Records supplied >>
::::::::::

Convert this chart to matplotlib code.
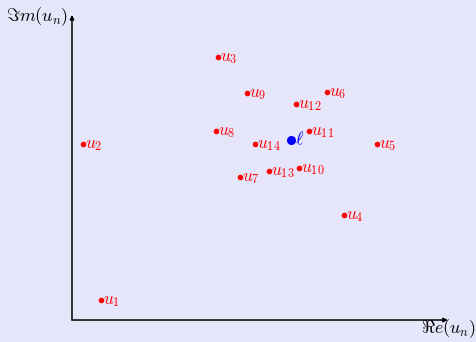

::::::::::

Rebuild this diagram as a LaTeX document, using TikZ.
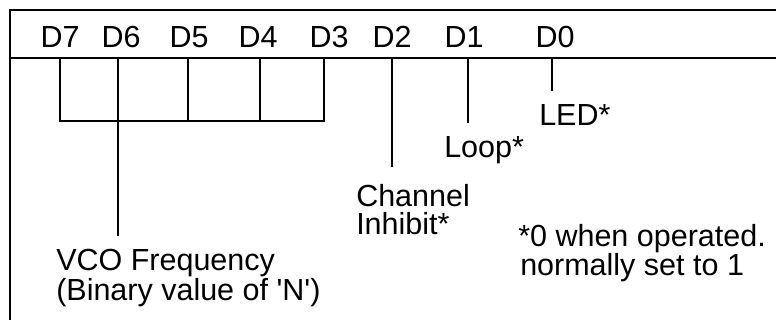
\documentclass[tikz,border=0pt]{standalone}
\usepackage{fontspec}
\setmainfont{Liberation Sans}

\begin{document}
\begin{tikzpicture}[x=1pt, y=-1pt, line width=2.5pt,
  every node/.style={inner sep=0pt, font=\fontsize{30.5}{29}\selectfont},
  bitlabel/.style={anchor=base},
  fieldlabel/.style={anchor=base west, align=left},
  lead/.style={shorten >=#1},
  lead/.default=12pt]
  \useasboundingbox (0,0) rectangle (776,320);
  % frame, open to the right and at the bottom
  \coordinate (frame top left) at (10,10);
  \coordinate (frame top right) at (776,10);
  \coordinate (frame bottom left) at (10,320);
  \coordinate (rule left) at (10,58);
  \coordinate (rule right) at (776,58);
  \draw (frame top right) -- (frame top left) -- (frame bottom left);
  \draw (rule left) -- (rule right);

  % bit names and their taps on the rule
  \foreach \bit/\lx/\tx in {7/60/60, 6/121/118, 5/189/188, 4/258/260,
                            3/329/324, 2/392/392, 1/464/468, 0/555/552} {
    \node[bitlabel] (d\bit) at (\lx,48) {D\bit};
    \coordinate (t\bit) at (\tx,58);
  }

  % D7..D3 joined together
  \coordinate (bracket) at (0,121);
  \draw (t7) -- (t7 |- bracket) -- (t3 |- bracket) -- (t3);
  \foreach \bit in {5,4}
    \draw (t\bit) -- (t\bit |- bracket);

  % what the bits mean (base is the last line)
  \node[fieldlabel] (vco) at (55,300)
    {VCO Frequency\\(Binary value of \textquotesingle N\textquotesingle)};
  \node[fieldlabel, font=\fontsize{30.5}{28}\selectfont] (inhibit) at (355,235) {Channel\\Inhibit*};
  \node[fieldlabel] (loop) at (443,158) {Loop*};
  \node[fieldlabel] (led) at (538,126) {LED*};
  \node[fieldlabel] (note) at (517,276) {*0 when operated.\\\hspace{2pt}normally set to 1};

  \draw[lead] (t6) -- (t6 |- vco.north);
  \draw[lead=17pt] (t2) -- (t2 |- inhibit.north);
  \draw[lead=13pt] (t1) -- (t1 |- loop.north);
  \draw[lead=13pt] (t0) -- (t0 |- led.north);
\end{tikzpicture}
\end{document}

::::::::::

Given exercise >> Pick out each line that holds the string "this".

Task result >>
Convert this chart to matplotlib code.
Rebuild this diagram as a LaTeX document, using TikZ.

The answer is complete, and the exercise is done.